Instruction:
Filter the data below for the string "this" and copy each matching line.

— begin —

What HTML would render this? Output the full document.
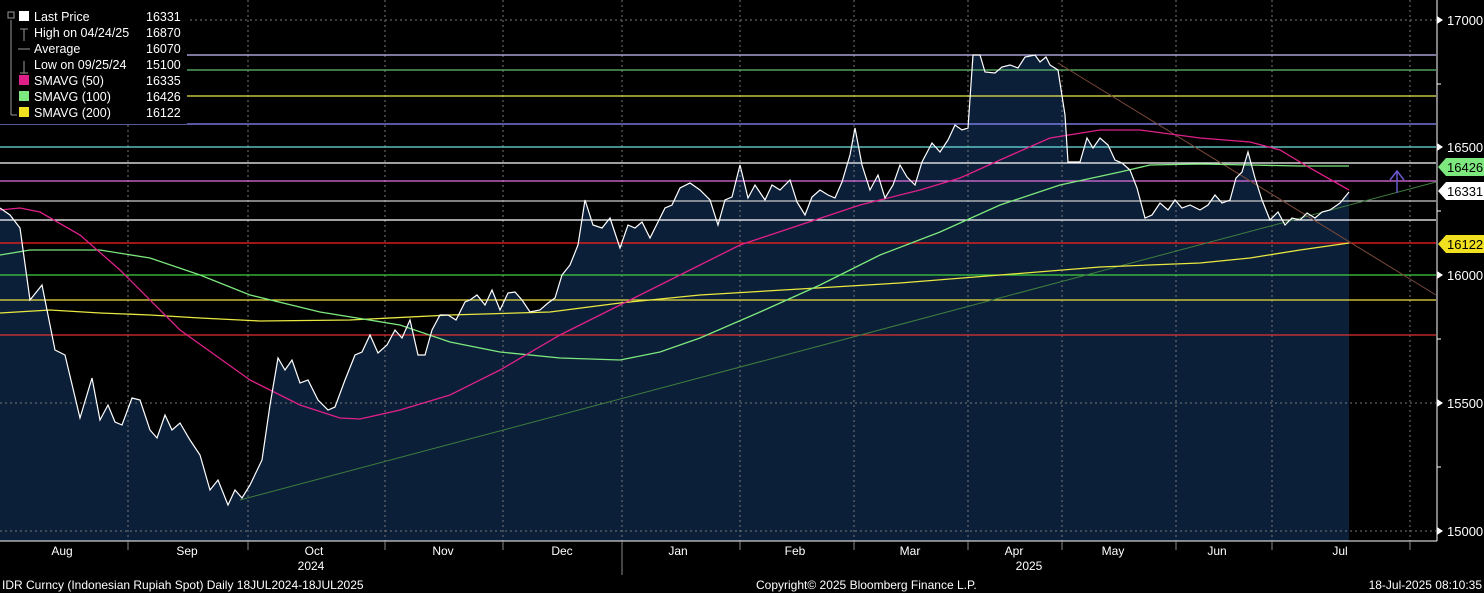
<!DOCTYPE html><html><head><style>body{margin:0;background:#000;}svg{display:block}text{font-family:"Liberation Sans",sans-serif}</style></head><body>
<svg width="1484" height="593" viewBox="0 0 1484 593" xmlns="http://www.w3.org/2000/svg">
<rect width="1484" height="593" fill="#000"/>
<polygon fill="#0c1f38" points="0,541 0,208 10,215 20,228 30,300 42,285 55,350 65,355 80,418 92,378 100,420 108,405 115,422 122,425 132,398 140,400 150,430 157,438 165,415 172,430 180,423 190,440 200,455 210,490 218,480 228,505 235,490 242,498 250,485 262,460 270,405 278,358 285,370 292,360 300,383 308,380 318,400 328,410 335,407 345,380 355,355 362,352 370,335 378,353 387,345 395,330 402,338 410,320 418,355 425,355 432,330 440,315 448,315 456,320 465,302 470,300 477,295 485,305 492,290 500,310 508,293 515,292 522,300 530,312 540,310 548,303 555,298 562,275 570,265 578,245 585,200 593,225 602,228 610,218 620,248 628,225 635,228 642,222 650,238 658,222 665,208 672,205 680,188 690,183 700,190 710,200 718,225 725,200 732,197 740,165 748,198 755,185 765,200 772,185 780,190 790,180 797,202 805,215 812,197 820,190 828,195 835,198 842,182 850,155 855,128 862,165 870,190 878,175 885,198 893,185 900,165 907,177 915,185 922,162 932,143 940,152 948,140 955,125 962,130 968,128 973,55 980,55 985,72 995,73 1002,67 1010,65 1018,68 1025,57 1035,55 1040,62 1046,57 1050,65 1058,70 1065,115 1068,162 1080,162 1087,138 1093,148 1100,138 1108,145 1115,160 1122,163 1130,170 1137,188 1145,218 1152,215 1160,203 1168,210 1175,200 1182,208 1190,205 1200,210 1208,205 1215,195 1222,203 1230,200 1236,178 1242,172 1248,152 1255,178 1262,200 1270,220 1278,212 1285,225 1292,218 1300,220 1307,213 1315,218 1322,212 1330,210 1340,203 1349,192 1349,541"/>
<g stroke="#777" stroke-dasharray="2,3" stroke-width="1">
<line x1="128" y1="0" x2="128" y2="541"/><line x1="248" y1="0" x2="248" y2="541"/><line x1="385" y1="0" x2="385" y2="541"/><line x1="503" y1="0" x2="503" y2="541"/><line x1="622" y1="0" x2="622" y2="541"/><line x1="740" y1="0" x2="740" y2="541"/><line x1="854" y1="0" x2="854" y2="541"/><line x1="968" y1="0" x2="968" y2="541"/><line x1="1062" y1="0" x2="1062" y2="541"/><line x1="1176" y1="0" x2="1176" y2="541"/><line x1="1272" y1="0" x2="1272" y2="541"/><line x1="1410" y1="0" x2="1410" y2="541"/>
<line x1="0" y1="20" x2="1436" y2="20"/><line x1="0" y1="403" x2="1436" y2="403"/><line x1="0" y1="531" x2="1436" y2="531"/>
</g>
<g stroke-width="1.2">
<line x1="0" y1="55" x2="1436" y2="55" stroke="#c8c0ff"/>
<line x1="0" y1="70" x2="1436" y2="70" stroke="#5fbf6f"/>
<line x1="0" y1="96" x2="1436" y2="96" stroke="#e8e850"/>
<line x1="0" y1="124" x2="1436" y2="124" stroke="#8c8cff"/>
<line x1="0" y1="147" x2="1436" y2="147" stroke="#70e0e0"/>
<line x1="0" y1="163" x2="1436" y2="163" stroke="#ffffff"/>
<line x1="0" y1="181" x2="1436" y2="181" stroke="#e070e0"/>
<line x1="0" y1="201" x2="1436" y2="201" stroke="#cccccc"/>
<line x1="0" y1="220" x2="1436" y2="220" stroke="#ffffff"/>
<line x1="0" y1="243" x2="1436" y2="243" stroke="#ff2020"/>
<line x1="0" y1="275" x2="1436" y2="275" stroke="#40d040"/>
<line x1="0" y1="300" x2="1436" y2="300" stroke="#f0e040"/>
<line x1="0" y1="335" x2="1436" y2="335" stroke="#e03030"/>
</g>
<line x1="240" y1="500" x2="1436" y2="182" stroke="#3f7f3f" stroke-width="1"/>
<line x1="1058" y1="63" x2="1436" y2="295" stroke="#7a4a3a" stroke-width="1"/>
<polyline fill="none" stroke="#e8e840" stroke-width="1.3" points="0,313 50,310 100,313 150,315 200,318 260,321 350,320 450,315 550,312 620,303 700,295 800,289 900,283 1000,275 1100,267 1200,263 1250,258 1300,250 1349,243"/>
<polyline fill="none" stroke="#7de87d" stroke-width="1.3" points="0,255 30,250 100,250 150,258 200,275 250,295 320,312 400,325 450,342 500,352 560,358 620,360 660,352 700,338 760,312 820,285 880,255 940,232 1000,205 1060,185 1120,172 1150,165 1200,164 1250,165 1300,166 1349,166"/>
<polyline fill="none" stroke="#e0208a" stroke-width="1.3" points="0,210 20,208 40,212 80,235 120,270 180,330 250,380 300,405 340,418 360,419 400,410 450,395 500,370 560,335 620,305 680,275 740,245 800,225 860,205 920,190 960,178 1000,160 1050,138 1100,130 1140,130 1200,138 1250,142 1280,150 1310,168 1349,190"/>
<polyline fill="none" stroke="#fff" stroke-width="1.2" points="0,208 10,215 20,228 30,300 42,285 55,350 65,355 80,418 92,378 100,420 108,405 115,422 122,425 132,398 140,400 150,430 157,438 165,415 172,430 180,423 190,440 200,455 210,490 218,480 228,505 235,490 242,498 250,485 262,460 270,405 278,358 285,370 292,360 300,383 308,380 318,400 328,410 335,407 345,380 355,355 362,352 370,335 378,353 387,345 395,330 402,338 410,320 418,355 425,355 432,330 440,315 448,315 456,320 465,302 470,300 477,295 485,305 492,290 500,310 508,293 515,292 522,300 530,312 540,310 548,303 555,298 562,275 570,265 578,245 585,200 593,225 602,228 610,218 620,248 628,225 635,228 642,222 650,238 658,222 665,208 672,205 680,188 690,183 700,190 710,200 718,225 725,200 732,197 740,165 748,198 755,185 765,200 772,185 780,190 790,180 797,202 805,215 812,197 820,190 828,195 835,198 842,182 850,155 855,128 862,165 870,190 878,175 885,198 893,185 900,165 907,177 915,185 922,162 932,143 940,152 948,140 955,125 962,130 968,128 973,55 980,55 985,72 995,73 1002,67 1010,65 1018,68 1025,57 1035,55 1040,62 1046,57 1050,65 1058,70 1065,115 1068,162 1080,162 1087,138 1093,148 1100,138 1108,145 1115,160 1122,163 1130,170 1137,188 1145,218 1152,215 1160,203 1168,210 1175,200 1182,208 1190,205 1200,210 1208,205 1215,195 1222,203 1230,200 1236,178 1242,172 1248,152 1255,178 1262,200 1270,220 1278,212 1285,225 1292,218 1300,220 1307,213 1315,218 1322,212 1330,210 1340,203 1349,192"/>
<g stroke="#6a5acd" stroke-width="1.5" fill="none"><line x1="1397" y1="193" x2="1397" y2="171"/><polyline points="1390,180 1397,171 1404,180"/></g>
<line x1="1437" y1="0" x2="1437" y2="541" stroke="#fff"/>
<line x1="0" y1="541" x2="1437" y2="541" stroke="#fff"/>
<g fill="#fff" font-size="13">
<polygon points="1437,16 1443,20 1437,24"/><text x="1447" y="25">17000</text>
<polygon points="1437,143 1443,147 1437,151"/><text x="1447" y="152">16500</text>
<polygon points="1437,271 1443,275 1437,279"/><text x="1447" y="280">16000</text>
<polygon points="1437,399 1443,403 1437,407"/><text x="1447" y="408">15500</text>
<polygon points="1437,527 1443,531 1437,535"/><text x="1447" y="536">15000</text>
<line x1="1437" y1="84" x2="1441" y2="84" stroke="#fff"/><line x1="1437" y1="211" x2="1441" y2="211" stroke="#fff"/><line x1="1437" y1="339" x2="1441" y2="339" stroke="#fff"/><line x1="1437" y1="467" x2="1441" y2="467" stroke="#fff"/>
</g>
<polygon points="1438,167 1446,158 1484,158 1484,176 1446,176" fill="#7de87d"/><text x="1447" y="172" font-size="13" fill="#000">16426</text>
<polygon points="1438,191 1446,182 1484,182 1484,200 1446,200" fill="#fff"/><text x="1447" y="196" font-size="13" fill="#000">16331</text>
<polygon points="1438,244 1446,235 1484,235 1484,253 1446,253" fill="#f0e020"/><text x="1447" y="249" font-size="13" fill="#000">16122</text>
<g stroke="#888"><line x1="128" y1="541" x2="128" y2="550"/><line x1="248" y1="541" x2="248" y2="550"/><line x1="385" y1="541" x2="385" y2="550"/><line x1="503" y1="541" x2="503" y2="550"/><line x1="622" y1="541" x2="622" y2="575"/><line x1="740" y1="541" x2="740" y2="550"/><line x1="854" y1="541" x2="854" y2="550"/><line x1="968" y1="541" x2="968" y2="550"/><line x1="1062" y1="541" x2="1062" y2="550"/><line x1="1176" y1="541" x2="1176" y2="550"/><line x1="1272" y1="541" x2="1272" y2="550"/><line x1="1410" y1="541" x2="1410" y2="550"/></g>
<g fill="#fff" font-size="12" text-anchor="middle">
<text x="62" y="555">Aug</text><text x="187" y="555">Sep</text><text x="314" y="555">Oct</text><text x="443" y="555">Nov</text><text x="562" y="555">Dec</text><text x="678" y="555">Jan</text><text x="795" y="555">Feb</text><text x="910" y="555">Mar</text><text x="1014" y="555">Apr</text><text x="1113" y="555">May</text><text x="1217" y="555">Jun</text><text x="1340" y="555">Jul</text>
<text x="311" y="570">2024</text><text x="1029" y="570">2025</text>
</g>
<g fill="#fff" font-size="12">
<text x="2" y="589">IDR Curncy (Indonesian Rupiah Spot)  Daily 18JUL2024-18JUL2025</text>
<text x="756" y="589">Copyright© 2025 Bloomberg Finance L.P.</text>
<text x="1482" y="589" text-anchor="end">18-Jul-2025 08:10:35</text>
</g>
<rect x="0" y="0" width="187" height="124" fill="#000"/>
<g font-size="12.5" fill="#fff">
<rect x="19" y="11" width="10" height="10" fill="#fff"/><text x="34" y="21">Last Price</text><text x="146" y="21">16331</text>
<text x="34" y="37">High on 04/24/25</text><text x="146" y="37">16870</text>
<text x="34" y="53">Average</text><text x="146" y="53">16070</text>
<text x="34" y="69">Low on 09/25/24</text><text x="146" y="69">15100</text>
<rect x="19" y="75" width="10" height="10" fill="#e0208a"/><text x="34" y="85">SMAVG (50)</text><text x="146" y="85">16335</text>
<rect x="19" y="91" width="10" height="10" fill="#7de87d"/><text x="34" y="101">SMAVG (100)</text><text x="146" y="101">16426</text>
<rect x="19" y="107" width="10" height="10" fill="#f0e020"/><text x="34" y="117">SMAVG (200)</text><text x="146" y="117">16122</text>
</g>
<g stroke="#999" fill="none"><rect x="8" y="12" width="6" height="6"/><line x1="11" y1="20" x2="11" y2="115"/><line x1="11" y1="115" x2="17" y2="115"/><line x1="24" y1="29" x2="24" y2="41"/><line x1="20" y1="29" x2="28" y2="29"/><line x1="18" y1="49" x2="30" y2="49"/><line x1="24" y1="61" x2="24" y2="73"/><line x1="20" y1="73" x2="28" y2="73"/></g>
</svg>
</body></html>
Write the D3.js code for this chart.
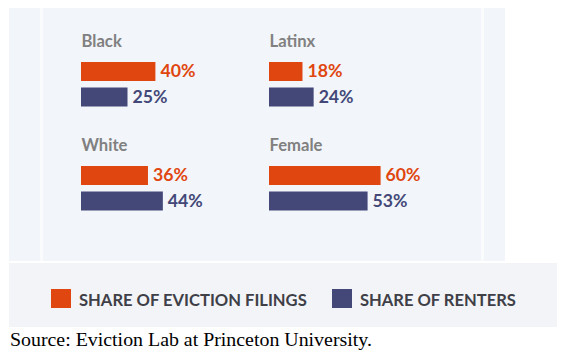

— end —

Exercise answer:
What HTML would render this? Output the full document.
Write the D3.js code for this chart.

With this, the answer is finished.